When deciding on a technology for pub/sub, I looked at both Service Bus Topics and Event Grid. I chose Event Grid as the newer technology that seemed to be way Microsoft was going. It was one of the few decisions I came to regret. This was for two reasons, the event schema being one, but mostly due to dead-letter handling.
Event Grid offers two schema types, Microsoft's own and the platform-agnostic Cloud Event Schema. I chose Microsoft and this came to bite me when I realised that I needed to add metadata to the event, such as a correlation ID. I was too late to easily change schemas so had to come up with a wholly unsatisfactory way of adding query string parameters to the Subject field.
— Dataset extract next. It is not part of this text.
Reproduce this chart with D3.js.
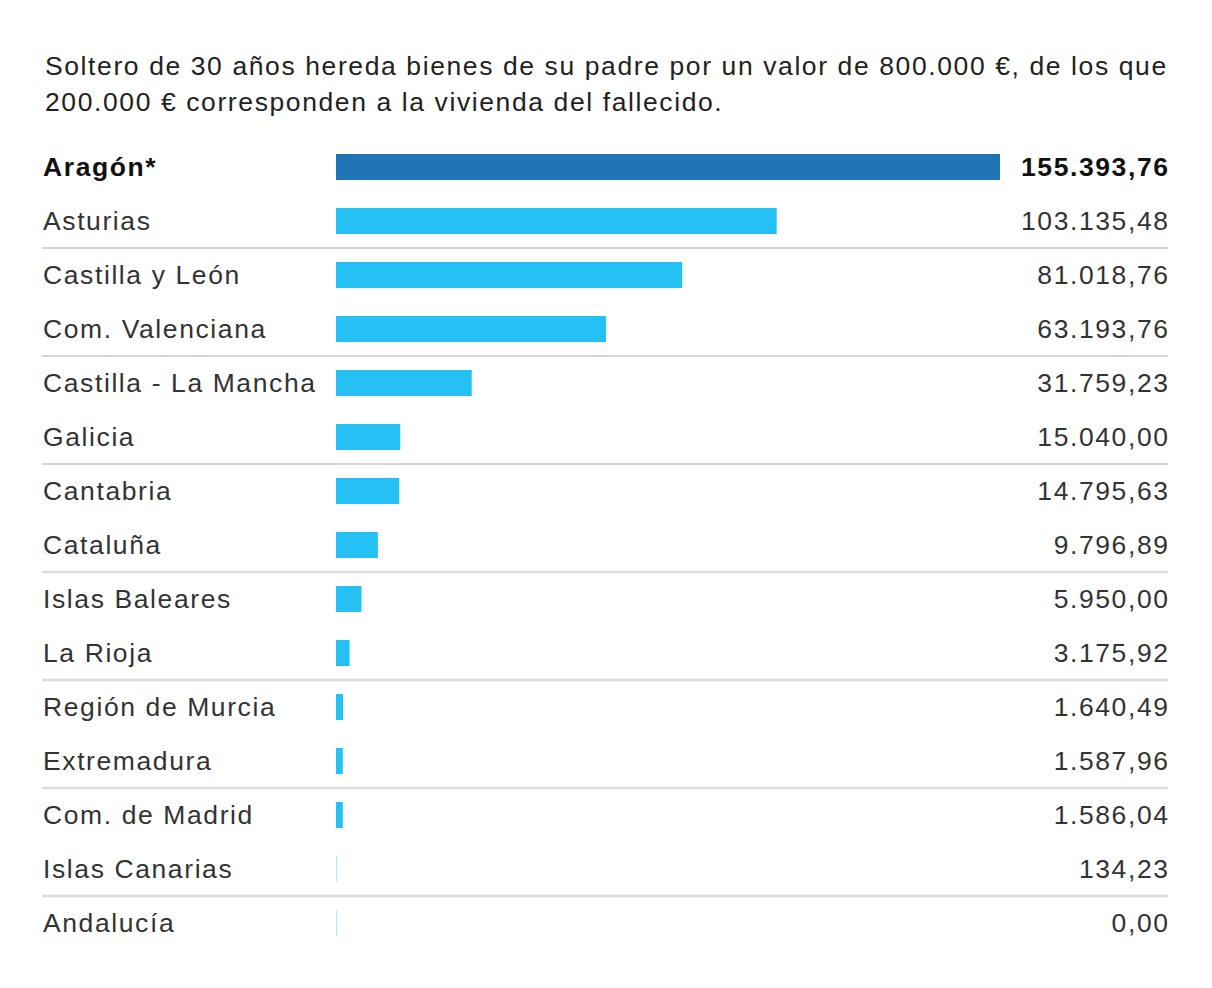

More importantly, when I turned my attention to handling and resubmitting dead letters I realised it was not going to be easy to retrigger the failing subscriber. To explain, let's look at how Service Bus Topics work.
Every Topics subscriber get's its very own queue and its own dead letter queue. If one particular subscriber fails, it is straightforward to fix the bug and requeue the failed message just for that subscriber. Event Grid is nowhere near that sophisticated. The dead letters end up in a storage account and if you use Azure Functions with Event Grid triggers, there's no easy way to retrigger just the Function that failed. Of course there are solutions to this, such as adding HTTP triggers to your Functions or placing each Function behind a queue, but the work involved compared to what Service Bus Topics gives you out of the box, made me regret my decision.
Infrastructure as Code (IaC)
Don't leave it until the end. Or the middle. Or not do it at all. Defining your infrastructure in code allows for fast, reliable deployments. Resource and time constraints meant that for us, this work was delayed, and it became a much harder slog to deal with the inevitable differences between one product deployment and the next, even the same product across environments.
Together with a solid naming an tagging strategy, IaC means that your ever-increasing stable of stuff will be manageable.